◆ **DATA EXTRACT**:
○ ○ ○
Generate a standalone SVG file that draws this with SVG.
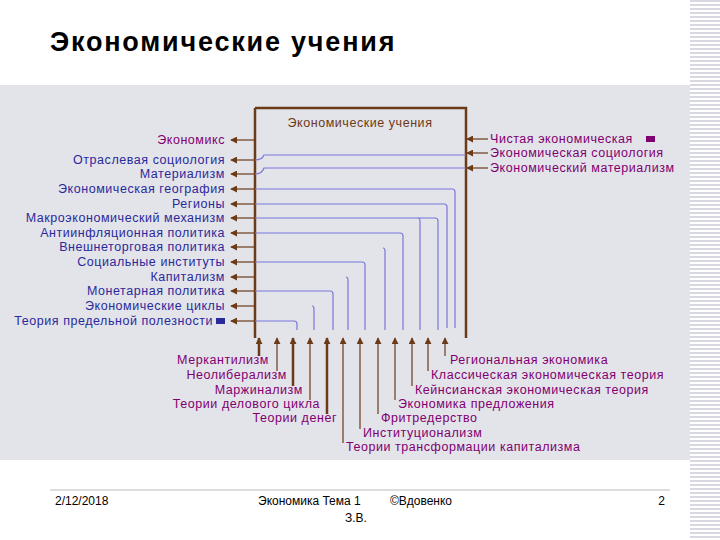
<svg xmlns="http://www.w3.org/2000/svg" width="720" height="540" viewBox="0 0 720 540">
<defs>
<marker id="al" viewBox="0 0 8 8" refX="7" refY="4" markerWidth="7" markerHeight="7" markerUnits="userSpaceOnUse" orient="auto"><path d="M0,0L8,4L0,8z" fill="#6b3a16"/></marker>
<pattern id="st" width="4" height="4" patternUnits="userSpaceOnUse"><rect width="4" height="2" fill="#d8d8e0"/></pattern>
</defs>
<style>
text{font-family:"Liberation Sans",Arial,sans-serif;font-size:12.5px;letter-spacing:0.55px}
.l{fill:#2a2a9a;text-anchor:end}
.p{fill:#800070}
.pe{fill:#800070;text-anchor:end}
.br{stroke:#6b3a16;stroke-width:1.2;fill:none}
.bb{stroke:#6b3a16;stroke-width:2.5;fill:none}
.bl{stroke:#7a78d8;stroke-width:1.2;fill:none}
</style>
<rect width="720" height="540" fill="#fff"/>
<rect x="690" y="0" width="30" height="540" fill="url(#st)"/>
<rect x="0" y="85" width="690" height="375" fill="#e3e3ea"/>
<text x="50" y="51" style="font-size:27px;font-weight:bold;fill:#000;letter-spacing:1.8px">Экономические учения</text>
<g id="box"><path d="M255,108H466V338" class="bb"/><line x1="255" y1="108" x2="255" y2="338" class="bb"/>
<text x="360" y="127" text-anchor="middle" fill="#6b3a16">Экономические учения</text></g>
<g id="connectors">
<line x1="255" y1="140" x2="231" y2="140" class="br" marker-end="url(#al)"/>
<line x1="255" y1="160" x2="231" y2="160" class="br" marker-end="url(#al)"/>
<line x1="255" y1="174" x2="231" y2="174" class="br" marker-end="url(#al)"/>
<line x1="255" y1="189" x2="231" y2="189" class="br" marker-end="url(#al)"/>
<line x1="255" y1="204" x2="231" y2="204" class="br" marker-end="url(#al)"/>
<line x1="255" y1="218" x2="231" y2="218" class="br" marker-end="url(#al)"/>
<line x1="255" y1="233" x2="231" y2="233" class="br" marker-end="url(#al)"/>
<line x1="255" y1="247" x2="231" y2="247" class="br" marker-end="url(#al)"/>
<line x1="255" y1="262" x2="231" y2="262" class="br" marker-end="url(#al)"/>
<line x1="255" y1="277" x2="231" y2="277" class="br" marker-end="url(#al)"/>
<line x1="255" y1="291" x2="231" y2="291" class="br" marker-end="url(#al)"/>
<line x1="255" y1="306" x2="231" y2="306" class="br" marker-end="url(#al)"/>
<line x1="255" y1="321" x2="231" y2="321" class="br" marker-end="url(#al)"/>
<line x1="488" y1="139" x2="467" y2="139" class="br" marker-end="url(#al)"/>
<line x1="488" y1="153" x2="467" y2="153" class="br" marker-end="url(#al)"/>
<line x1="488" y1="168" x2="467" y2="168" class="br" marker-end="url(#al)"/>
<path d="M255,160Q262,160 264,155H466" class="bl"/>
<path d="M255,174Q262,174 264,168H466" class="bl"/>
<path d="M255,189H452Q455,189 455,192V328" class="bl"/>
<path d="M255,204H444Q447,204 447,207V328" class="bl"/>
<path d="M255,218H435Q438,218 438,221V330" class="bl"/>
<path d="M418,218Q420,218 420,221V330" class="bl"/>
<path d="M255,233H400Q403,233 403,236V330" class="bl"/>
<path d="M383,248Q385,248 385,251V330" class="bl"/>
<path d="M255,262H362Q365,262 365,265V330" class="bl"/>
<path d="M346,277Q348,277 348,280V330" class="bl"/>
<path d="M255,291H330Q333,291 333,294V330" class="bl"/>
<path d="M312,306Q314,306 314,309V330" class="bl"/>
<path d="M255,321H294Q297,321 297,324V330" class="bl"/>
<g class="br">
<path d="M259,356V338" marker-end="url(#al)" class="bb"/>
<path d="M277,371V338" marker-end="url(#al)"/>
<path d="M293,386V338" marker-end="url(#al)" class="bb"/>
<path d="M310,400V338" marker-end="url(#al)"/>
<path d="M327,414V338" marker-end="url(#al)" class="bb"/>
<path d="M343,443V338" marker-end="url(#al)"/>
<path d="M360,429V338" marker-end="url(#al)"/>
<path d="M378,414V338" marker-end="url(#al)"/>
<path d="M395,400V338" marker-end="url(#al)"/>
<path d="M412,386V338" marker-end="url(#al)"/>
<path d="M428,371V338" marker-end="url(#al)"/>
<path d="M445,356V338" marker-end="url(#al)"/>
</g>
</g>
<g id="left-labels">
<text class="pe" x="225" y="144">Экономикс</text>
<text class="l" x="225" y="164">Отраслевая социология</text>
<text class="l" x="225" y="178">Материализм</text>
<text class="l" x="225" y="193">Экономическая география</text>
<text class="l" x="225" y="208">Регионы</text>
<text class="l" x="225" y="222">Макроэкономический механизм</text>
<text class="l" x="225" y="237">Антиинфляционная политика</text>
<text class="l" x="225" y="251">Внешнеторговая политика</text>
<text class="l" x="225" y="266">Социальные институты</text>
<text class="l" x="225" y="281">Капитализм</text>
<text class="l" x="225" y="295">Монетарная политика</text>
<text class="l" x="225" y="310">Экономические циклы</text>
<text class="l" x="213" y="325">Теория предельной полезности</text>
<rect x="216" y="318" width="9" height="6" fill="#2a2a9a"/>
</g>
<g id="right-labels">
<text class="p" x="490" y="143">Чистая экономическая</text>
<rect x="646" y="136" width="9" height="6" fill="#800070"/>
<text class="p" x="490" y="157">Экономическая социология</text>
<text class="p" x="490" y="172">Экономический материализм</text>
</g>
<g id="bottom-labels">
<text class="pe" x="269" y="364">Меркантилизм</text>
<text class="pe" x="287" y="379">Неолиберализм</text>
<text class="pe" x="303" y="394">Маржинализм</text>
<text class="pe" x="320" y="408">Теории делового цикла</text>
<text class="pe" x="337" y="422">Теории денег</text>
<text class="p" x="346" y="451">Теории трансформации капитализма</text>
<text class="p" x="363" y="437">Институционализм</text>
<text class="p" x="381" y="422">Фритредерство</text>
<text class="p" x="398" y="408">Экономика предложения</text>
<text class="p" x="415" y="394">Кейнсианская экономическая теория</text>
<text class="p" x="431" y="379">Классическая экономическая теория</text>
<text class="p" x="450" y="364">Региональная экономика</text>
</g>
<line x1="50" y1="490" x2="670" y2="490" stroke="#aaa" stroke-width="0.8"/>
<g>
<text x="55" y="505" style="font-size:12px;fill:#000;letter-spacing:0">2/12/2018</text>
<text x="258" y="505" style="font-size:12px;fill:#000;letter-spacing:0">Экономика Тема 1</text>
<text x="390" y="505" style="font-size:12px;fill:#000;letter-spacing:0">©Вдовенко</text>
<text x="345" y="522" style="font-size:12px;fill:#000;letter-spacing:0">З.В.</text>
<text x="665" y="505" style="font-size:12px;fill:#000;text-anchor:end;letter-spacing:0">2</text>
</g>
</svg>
○ ○ ○
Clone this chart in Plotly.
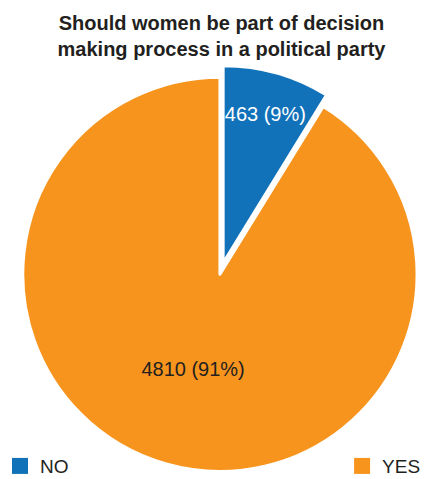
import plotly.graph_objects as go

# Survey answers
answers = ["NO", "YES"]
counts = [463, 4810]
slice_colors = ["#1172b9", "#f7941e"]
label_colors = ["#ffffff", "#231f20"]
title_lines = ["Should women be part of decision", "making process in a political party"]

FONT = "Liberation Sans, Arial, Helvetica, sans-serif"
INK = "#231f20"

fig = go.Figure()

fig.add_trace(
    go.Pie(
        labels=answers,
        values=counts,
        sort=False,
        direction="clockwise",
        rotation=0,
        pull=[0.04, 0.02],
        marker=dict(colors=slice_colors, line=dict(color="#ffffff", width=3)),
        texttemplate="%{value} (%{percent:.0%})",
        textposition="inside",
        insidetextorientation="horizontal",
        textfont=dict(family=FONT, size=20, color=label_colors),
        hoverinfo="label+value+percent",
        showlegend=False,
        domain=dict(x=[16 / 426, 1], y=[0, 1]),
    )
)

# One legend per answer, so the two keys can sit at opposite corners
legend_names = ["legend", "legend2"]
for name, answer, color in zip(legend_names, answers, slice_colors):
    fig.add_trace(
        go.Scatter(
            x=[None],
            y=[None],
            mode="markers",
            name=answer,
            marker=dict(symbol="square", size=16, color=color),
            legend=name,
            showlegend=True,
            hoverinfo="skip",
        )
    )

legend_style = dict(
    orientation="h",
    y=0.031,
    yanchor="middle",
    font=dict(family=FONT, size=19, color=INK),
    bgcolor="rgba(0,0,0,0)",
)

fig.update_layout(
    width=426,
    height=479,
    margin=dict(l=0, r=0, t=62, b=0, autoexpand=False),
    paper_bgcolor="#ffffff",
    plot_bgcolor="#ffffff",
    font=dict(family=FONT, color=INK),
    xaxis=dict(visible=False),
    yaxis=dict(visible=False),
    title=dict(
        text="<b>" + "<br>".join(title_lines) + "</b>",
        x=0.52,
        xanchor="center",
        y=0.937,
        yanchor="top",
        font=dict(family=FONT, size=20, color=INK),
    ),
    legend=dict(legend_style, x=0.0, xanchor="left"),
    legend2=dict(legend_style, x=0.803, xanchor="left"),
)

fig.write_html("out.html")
○ ○ ○
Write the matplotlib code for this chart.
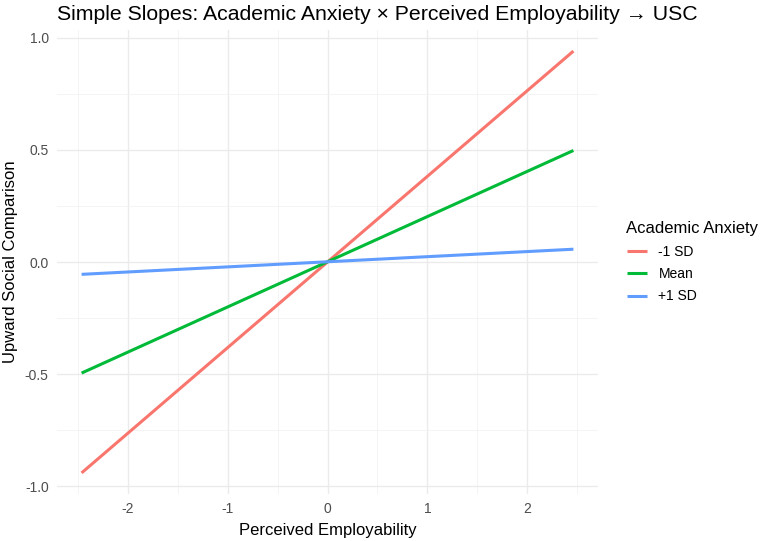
○ ○ ○
Taking the material above, give again exactly the lines from the one holding "Clone this chart in Plotly." through the one holding "fig = go.Figure()", with both ends and without pictures.

◆ **WRITTEN ANSWER**:
Clone this chart in Plotly.
import plotly.graph_objects as go

# Survey answers
answers = ["NO", "YES"]
counts = [463, 4810]
slice_colors = ["#1172b9", "#f7941e"]
label_colors = ["#ffffff", "#231f20"]
title_lines = ["Should women be part of decision", "making process in a political party"]

FONT = "Liberation Sans, Arial, Helvetica, sans-serif"
INK = "#231f20"

fig = go.Figure()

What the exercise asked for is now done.